EXERCISE DETAILS >> Find every line of the listing below where "this" appears, and copy it.

━━ EXTRACTED DATA

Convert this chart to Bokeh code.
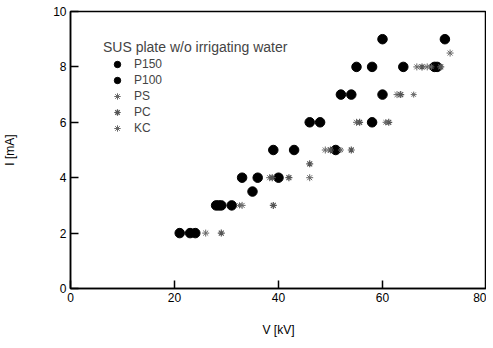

━━━━
━━ EXTRACTED DATA

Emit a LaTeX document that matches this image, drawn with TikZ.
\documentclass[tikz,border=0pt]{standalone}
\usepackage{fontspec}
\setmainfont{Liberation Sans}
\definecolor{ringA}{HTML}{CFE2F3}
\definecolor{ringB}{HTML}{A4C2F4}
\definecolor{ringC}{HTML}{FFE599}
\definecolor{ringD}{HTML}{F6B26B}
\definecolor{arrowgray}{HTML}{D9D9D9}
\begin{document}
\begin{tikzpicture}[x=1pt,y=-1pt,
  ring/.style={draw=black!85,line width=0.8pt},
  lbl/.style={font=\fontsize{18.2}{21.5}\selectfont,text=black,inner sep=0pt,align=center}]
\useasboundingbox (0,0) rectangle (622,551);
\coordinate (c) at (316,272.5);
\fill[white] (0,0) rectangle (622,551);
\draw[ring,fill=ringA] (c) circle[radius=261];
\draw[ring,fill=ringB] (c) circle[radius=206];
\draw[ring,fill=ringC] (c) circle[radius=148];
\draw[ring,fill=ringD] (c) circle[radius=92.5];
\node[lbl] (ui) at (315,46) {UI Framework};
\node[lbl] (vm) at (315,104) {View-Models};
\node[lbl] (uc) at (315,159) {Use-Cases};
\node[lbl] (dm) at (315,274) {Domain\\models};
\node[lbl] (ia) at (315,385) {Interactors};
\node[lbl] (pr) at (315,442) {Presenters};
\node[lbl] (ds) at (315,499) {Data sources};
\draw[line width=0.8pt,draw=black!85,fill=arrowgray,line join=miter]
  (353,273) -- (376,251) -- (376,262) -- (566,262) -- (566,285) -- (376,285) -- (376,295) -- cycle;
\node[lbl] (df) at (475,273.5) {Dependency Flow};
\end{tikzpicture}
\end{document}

━━━━

TASK RESULT >>
Convert this chart to Bokeh code.
Emit a LaTeX document that matches this image, drawn with TikZ.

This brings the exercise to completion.